Exercise: Without the images, write out the whole listing exactly.

Data section:

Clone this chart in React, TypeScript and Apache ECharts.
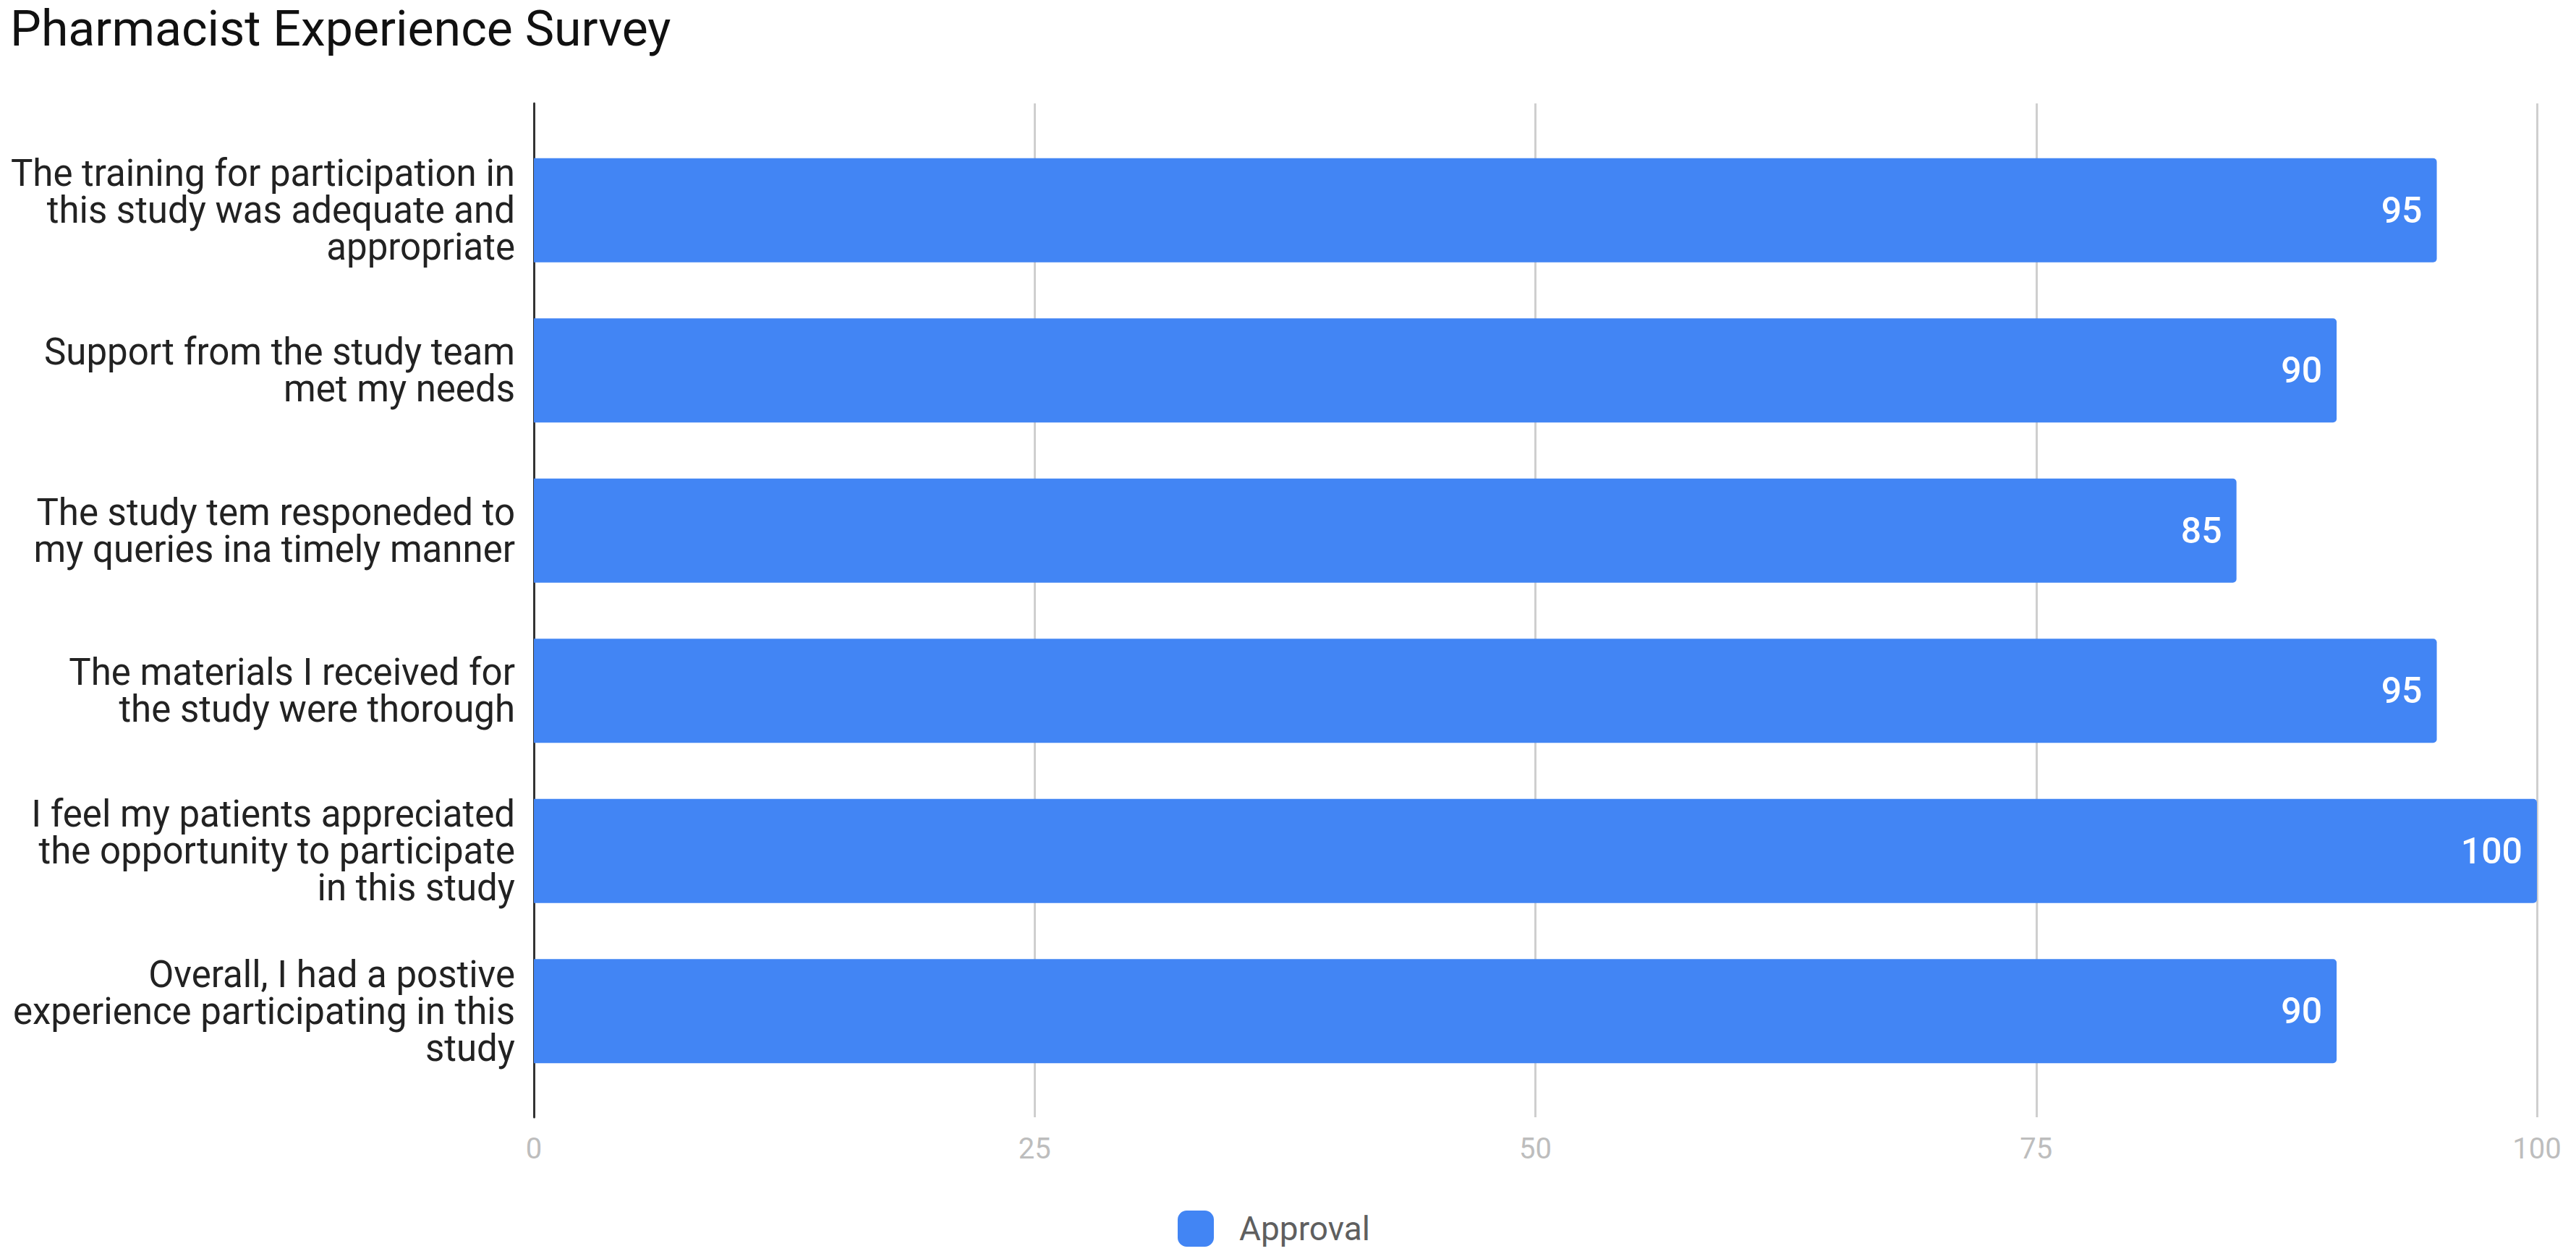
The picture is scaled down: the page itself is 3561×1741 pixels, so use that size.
import React, { useEffect, useRef } from "react";
import * as echarts from "echarts";

const title = "Pharmacist Experience Survey";
const seriesName = "Approval";
const categories = [
  "The training for participation in\nthis study was adequate and\nappropriate",
  "Support from the study team\nmet my needs",
  "The study tem responeded to\nmy queries ina timely manner",
  "The materials I received for\nthe study were thorough",
  "I feel my patients appreciated\nthe opportunity to participate\nin this study",
  "Overall, I had a postive\nexperience participating in this\nstudy",
];
const values = [95, 90, 85, 95, 100, 90];
const xTicks = [0, 25, 50, 75, 100];

const FONT = "Roboto, 'Noto Sans', sans-serif";

export default function App() {
  const ref = useRef<HTMLDivElement>(null);
  useEffect(() => {
    if (!ref.current) return;
    const chart = echarts.init(ref.current, undefined, { renderer: "svg" });
    const plotLeft = 738;
    const plotRight = 3561 - 3507;
    chart.setOption({
      animation: false,
      backgroundColor: "#ffffff",
      textStyle: { fontFamily: FONT },
      title: {
        text: title,
        left: 14,
        top: 6,
        padding: 0,
        textStyle: { fontFamily: FONT, fontSize: 68, fontWeight: "normal", color: "#111111", lineHeight: 68 },
      },
      legend: {
        data: [seriesName],
        left: 1628,
        top: 1674,
        padding: 0,
        itemWidth: 50,
        itemHeight: 50,
        icon: "roundRect",
        textStyle: { fontFamily: FONT, fontSize: 46, color: "#5f5f5f", padding: [0, 0, 0, 30] },
      },
      grid: [
        { left: plotLeft, right: plotRight, top: 180, height: 1329, containLabel: false },
        { left: plotLeft, right: plotRight, top: 143, height: 1402, containLabel: false },
      ],
      xAxis: [
        { type: "value", gridIndex: 0, min: 0, max: 100, show: false },
        {
          type: "value",
          gridIndex: 1,
          min: xTicks[0],
          max: xTicks[xTicks.length - 1],
          interval: 25,
          axisLine: { show: false },
          axisTick: { show: false },
          splitLine: { show: true, showMinLine: false, lineStyle: { color: "#cfcfcf", width: 3 } },
          axisLabel: { fontFamily: FONT, fontSize: 40, color: "#bdbdbd", margin: 23 },
        },
      ],
      yAxis: [
        {
          type: "category",
          gridIndex: 0,
          inverse: true,
          data: categories,
          axisLine: { show: false },
          axisTick: { show: false },
          splitLine: { show: false },
          axisLabel: {
            fontFamily: FONT,
            fontSize: 51,
            lineHeight: 51,
            color: "#222222",
            margin: 26,
            align: "right",
          },
        },
        {
          type: "value",
          gridIndex: 1,
          min: 0,
          max: 1,
          axisLine: { show: true, lineStyle: { color: "#333333", width: 3 } },
          axisTick: { show: false },
          axisLabel: { show: false },
          splitLine: { show: false },
        },
      ],
      series: [
        {
          name: seriesName,
          type: "bar",
          xAxisIndex: 0,
          yAxisIndex: 0,
          data: values,
          barWidth: 144,
          itemStyle: { color: "#4285f4", borderRadius: [0, 5, 5, 0] },
          label: {
            show: true,
            position: "insideRight",
            distance: 20,
            color: "#ffffff",
            fontFamily: FONT,
            fontSize: 50,
            fontWeight: 500,
          },
          z: 3,
        },
      ],
    });
    return () => chart.dispose();
  }, []);
  return (
    <div
      ref={ref}
      style={{ position: "fixed", left: 0, top: 0, width: 3561, height: 1741 }}
    />
  );
}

Result for this task:
Clone this chart in React, TypeScript and Apache ECharts.
The picture is scaled down: the page itself is 3561×1741 pixels, so use that size.
import React, { useEffect, useRef } from "react";
import * as echarts from "echarts";

const title = "Pharmacist Experience Survey";
const seriesName = "Approval";
const categories = [
  "The training for participation in\nthis study was adequate and\nappropriate",
  "Support from the study team\nmet my needs",
  "The study tem responeded to\nmy queries ina timely manner",
  "The materials I received for\nthe study were thorough",
  "I feel my patients appreciated\nthe opportunity to participate\nin this study",
  "Overall, I had a postive\nexperience participating in this\nstudy",
];
const values = [95, 90, 85, 95, 100, 90];
const xTicks = [0, 25, 50, 75, 100];

const FONT = "Roboto, 'Noto Sans', sans-serif";

export default function App() {
  const ref = useRef<HTMLDivElement>(null);
  useEffect(() => {
    if (!ref.current) return;
    const chart = echarts.init(ref.current, undefined, { renderer: "svg" });
    const plotLeft = 738;
    const plotRight = 3561 - 3507;
    chart.setOption({
      animation: false,
      backgroundColor: "#ffffff",
      textStyle: { fontFamily: FONT },
      title: {
        text: title,
        left: 14,
        top: 6,
        padding: 0,
        textStyle: { fontFamily: FONT, fontSize: 68, fontWeight: "normal", color: "#111111", lineHeight: 68 },
      },
      legend: {
        data: [seriesName],
        left: 1628,
        top: 1674,
        padding: 0,
        itemWidth: 50,
        itemHeight: 50,
        icon: "roundRect",
        textStyle: { fontFamily: FONT, fontSize: 46, color: "#5f5f5f", padding: [0, 0, 0, 30] },
      },
      grid: [
        { left: plotLeft, right: plotRight, top: 180, height: 1329, containLabel: false },
        { left: plotLeft, right: plotRight, top: 143, height: 1402, containLabel: false },
      ],
      xAxis: [
        { type: "value", gridIndex: 0, min: 0, max: 100, show: false },
        {
          type: "value",
          gridIndex: 1,
          min: xTicks[0],
          max: xTicks[xTicks.length - 1],
          interval: 25,
          axisLine: { show: false },
          axisTick: { show: false },
          splitLine: { show: true, showMinLine: false, lineStyle: { color: "#cfcfcf", width: 3 } },
          axisLabel: { fontFamily: FONT, fontSize: 40, color: "#bdbdbd", margin: 23 },
        },
      ],
      yAxis: [
        {
          type: "category",
          gridIndex: 0,
          inverse: true,
          data: categories,
          axisLine: { show: false },
          axisTick: { show: false },
          splitLine: { show: false },
          axisLabel: {
            fontFamily: FONT,
            fontSize: 51,
            lineHeight: 51,
            color: "#222222",
            margin: 26,
            align: "right",
          },
        },
        {
          type: "value",
          gridIndex: 1,
          min: 0,
          max: 1,
          axisLine: { show: true, lineStyle: { color: "#333333", width: 3 } },
          axisTick: { show: false },
          axisLabel: { show: false },
          splitLine: { show: false },
        },
      ],
      series: [
        {
          name: seriesName,
          type: "bar",
          xAxisIndex: 0,
          yAxisIndex: 0,
          data: values,
          barWidth: 144,
          itemStyle: { color: "#4285f4", borderRadius: [0, 5, 5, 0] },
          label: {
            show: true,
            position: "insideRight",
            distance: 20,
            color: "#ffffff",
            fontFamily: FONT,
            fontSize: 50,
            fontWeight: 500,
          },
          z: 3,
        },
      ],
    });
    return () => chart.dispose();
  }, []);
  return (
    <div
      ref={ref}
      style={{ position: "fixed", left: 0, top: 0, width: 3561, height: 1741 }}
    />
  );
}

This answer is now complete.